Julian Yu: Philopentatonia
Julian Yu (born in Beijing in 1957 and based in Australia since 1985) studied composition at the Central Conservatory of Music in Beijing, later joining the teaching staff there, and from 1980 to 1982 studied at the Tokyo College of Music with Joji Yuasa and Schin-ichiro Ikebe. In 1988 Julian Yu was a Composition Fellow at Tanglewood where he studied with Hans Werner Henze and Oliver Knussen.

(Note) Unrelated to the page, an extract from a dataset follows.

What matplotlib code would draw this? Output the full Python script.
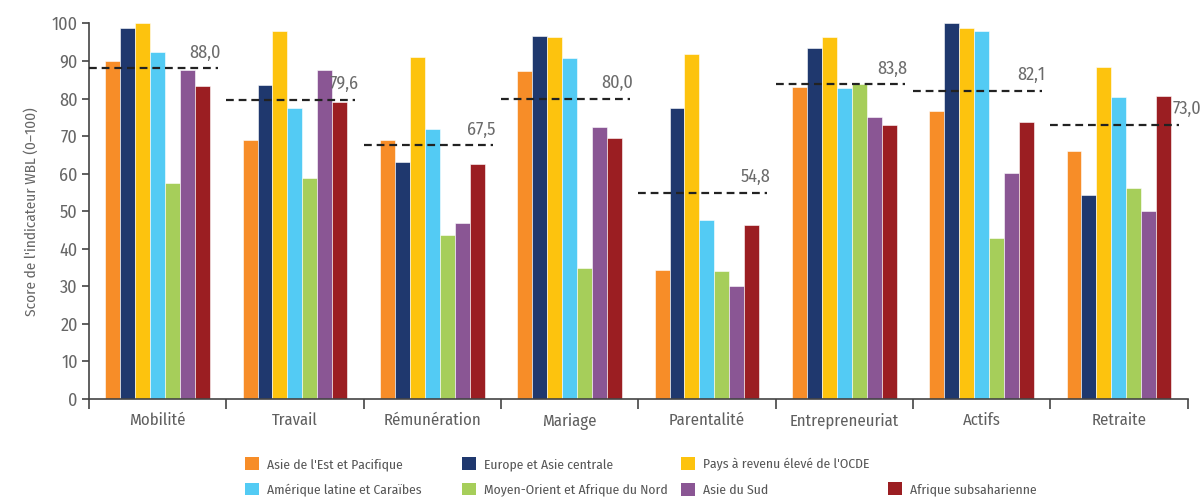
import matplotlib
matplotlib.use('Agg')
import matplotlib.pyplot as plt
import numpy as np
from matplotlib.patches import Patch

plt.rcParams['font.family'] = ['Fira Sans Condensed', 'DejaVu Sans']

categories = ['Mobilité', 'Travail', 'Rémunération', 'Mariage', 'Parentalité',
              'Entrepreneuriat', 'Actifs', 'Retraite']
regions = ["Asie de l'Est et Pacifique", 'Europe et Asie centrale',
           "Pays à revenu élevé de l'OCDE", 'Amérique latine et Caraïbes',
           'Moyen-Orient et Afrique du Nord', 'Asie du Sud', 'Afrique subsaharienne']
colors = ['#F78D28', '#1F386E', '#FDC30E', '#53CBF4', '#A6CE5A', '#8A5694', '#9B1E22']

eap = [90.0, 69.0, 69.0, 87.3, 34.3, 83.0, 76.8, 66.0]
eca = [98.9, 83.7, 63.0, 96.6, 77.5, 93.4, 100.0, 54.3]
oecd = [100.0, 97.9, 91.1, 96.4, 91.8, 96.4, 98.8, 88.3]
lac = [92.3, 77.5, 71.9, 90.7, 47.6, 82.8, 98.1, 80.5]
mena = [57.5, 58.7, 43.7, 34.9, 34.0, 83.8, 42.9, 56.2]
sas = [87.6, 87.5, 46.8, 72.5, 30.0, 75.0, 60.1, 50.0]
ssa = [83.4, 79.2, 62.5, 69.6, 46.3, 72.9, 73.7, 80.7]
series = [eap, eca, oecd, lac, mena, sas, ssa]

# moyenne mondiale par indicateur
average = [88.0, 79.6, 67.5, 80.0, 54.8, 83.8, 82.1, 73.0]
average_labels = ['88,0', '79,6', '67,5', '80,0', '54,8', '83,8', '82,1', '73,0']

fig = plt.figure(figsize=(12.02, 4.98), dpi=100)
ax = fig.add_axes([0.074, 0.199, 0.914, 0.754])

x = np.arange(len(categories))
w = 0.109
for k, vals in enumerate(series):
    ax.bar(x + (k - 3) * w, vals, w, color=colors[k], edgecolor='white',
           linewidth=0.4, zorder=2)

for i, v in enumerate(average):
    ax.plot([i - 0.5, i + 0.44], [v, v], color='#222222', lw=1.6,
            linestyle=(0, (3.5, 2.2)), zorder=3)
    # last label sits past the red bar
    dx = 16 if i == len(average) - 1 else 2
    ax.annotate(average_labels[i], (i + 0.44, v), xytext=(dx, 5),
                textcoords='offset points', ha='right', va='bottom',
                fontsize=13, color='#6b6b6b', zorder=4,
                annotation_clip=False)

ax.set_xlim(-0.5, len(categories) - 0.5)
ax.set_ylim(0, 100)
ax.set_yticks(range(0, 101, 10))
ax.set_xticks(x)
ax.set_xticklabels(categories)
ax.set_xticks(np.arange(-0.5, len(categories)), minor=True)
ax.tick_params(axis='x', which='major', length=0, pad=10, labelsize=12,
               labelcolor='#5f5f5f')
ax.tick_params(axis='x', which='minor', length=7, width=1.2, color='#444444',
               direction='out')
ax.tick_params(axis='y', length=5, width=1.2, color='#444444', labelsize=13,
               labelcolor='#666666', pad=3)
ax.set_ylabel("Score de l'indicateur WBL (0\u2013100)", fontsize=11,
              color='#666666', labelpad=9)

for s in ['top', 'right']:
    ax.spines[s].set_visible(False)
for s in ['left', 'bottom']:
    ax.spines[s].set_color('#444444')
    ax.spines[s].set_linewidth(1.2)

# legend: four fixed-width columns
columns = [[0, 3], [1, 4], [2, 5], [6]]
col_x = [245, 462, 681, 888]
for cols, cx in zip(columns, col_x):
    handles = [Patch(facecolor=colors[k], edgecolor='none') for k in cols]
    labels = [regions[k] for k in cols]
    top = 457 if cols[0] != 6 else 482
    fig.legend(handles, labels, loc='upper left',
               bbox_to_anchor=(cx / 1202, 1 - top / 498), frameon=False,
               borderpad=0, borderaxespad=0, handlelength=1.05,
               handleheight=1.05, handletextpad=0.55, labelspacing=0.9,
               fontsize=9.8, labelcolor='#555555')

fig.savefig('out.png', dpi=100)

Yu has won many awards for composition, including the 1988 Koussevitzky Tanglewood Composition Prize; the inaugural and consecutive Paul Lowin Orchestral Prizes of 1991 and 1994; the 1992 Vienna Modern Masters Composition Award; awards in the International New Music Composers’ Competitions of 1987, 1988, 1989 and 1990; the 35th Premio Musicale Citta di Trieste, Italy 1988; the 56th Japan Music Concours 1987; the international Irino Prize Competition, Japan 1989; the International ‘Piano 2000′ Composition Competition, Japan; the Albert H. Maggs Composition Award 1988 and 2015; the Jacobena Angliss Music Award 1989; the Adolf Spivakovsky Composition Prize 1993; the Margaret Lee Crofts Fellowship (USA) 1988; and an Australia Council Composer Fellowship in 1995. His work has been performed at many international music festivals including four times at ISCM World Music Days (Switzerland in 1991 and 2004, Mexico in 1993 and Luxemburg in 2000), five times in the Asian Composers’ League (ACL) festivals, at the Huddersfield Festival, the Shanghai Spring Festival (2004), the Munich Biennale (1988), and the Melbourne International Festival (1996). Yu believes that quality and beauty in music come from something deeper than the sound produced: that they spring from the pattern of thought, the inner laws or structure of the music, and that it is this inner pattern which gives integrity and individual character to a work.
Philopentatonia for chamber orchestra, composed in 1994, was commissioned by IRCAM for Ensemble InterContemporain and later performed by Ensemble Modern, the London Sinfonietta, and the Lausanne Chamber Orchestra conducted by Heinz Holliger.